The court also found advertising statements “Go from cover it up to take it off,” “From invisible to OMG,” “From frumpy to fabulous” to be “non-actionable puffery.” Advertising puffery, which merely states in general terms that one product is superior, is not actionable, while misdescriptions of specific product characteristics are actionable.  Where an advertising claim is “specific and measurable,” it is not puffery.

The court also found Cytosport’s statement that “Ready-to-Drink is an ideal nutritional choice [if] you are … on a diet” was non-actionable puffery. The court analogized the use of “ideal” to the use of “superb, uncompromising quality” and “high-performance” and “top of the line,” which other courts have found to be non-actionable.

While Cytosport was not successful in dismissing all claims, and the plaintiff has since sought to amend her complaint, there are a few takeaways from Cytosport’s wins.

First, comparing nutrient or other product contents to junk foods does not a claim make. An objective comparison of the benefits of products against potentially less healthy elements should be made. One cannot assume that merely because a product may contain the same amount of fat as, for example, a doughnut, label statements touting product benefits are misleading. 

Second, the “puffery” defense lives.
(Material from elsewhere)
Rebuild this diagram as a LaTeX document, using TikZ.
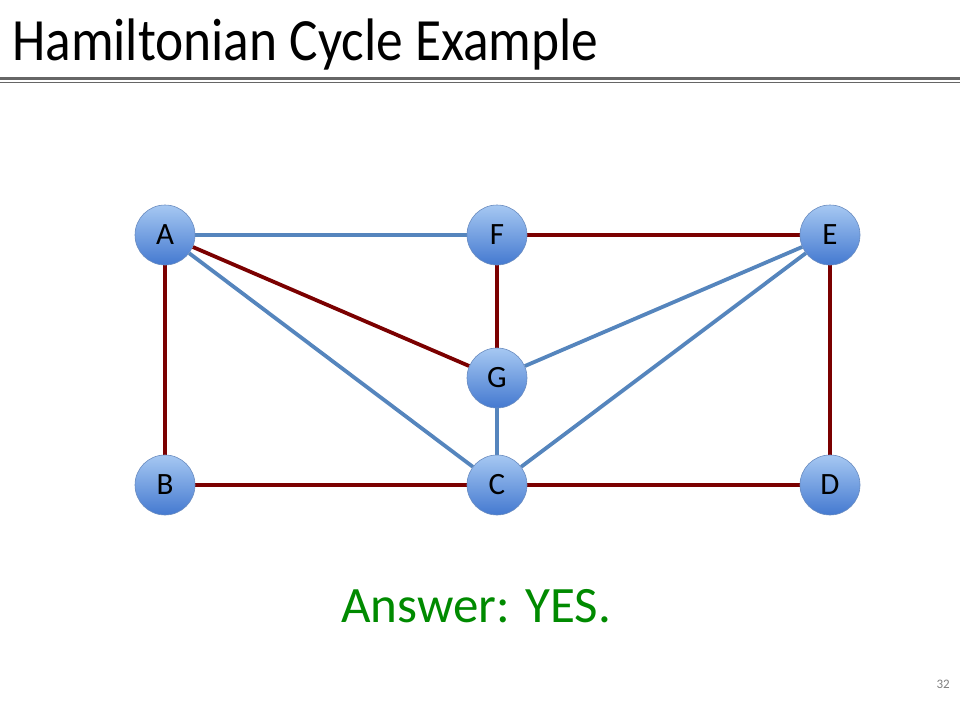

Subjective, exaggerated product claims are subject to different legal standards because they cannot be measured objectively, and they cannot form the basis for a false advertising claim. Food and beverage makers should not underestimate their ability to defeat false advertising claims challenging subjective label and advertising claims.

Knocking out entire complaints at the outset of cases remains challenging. But by keeping these and other arguments in mind, food and beverage companies’ defense of a false advertising case may sooner “go from frumpy to fabulous.”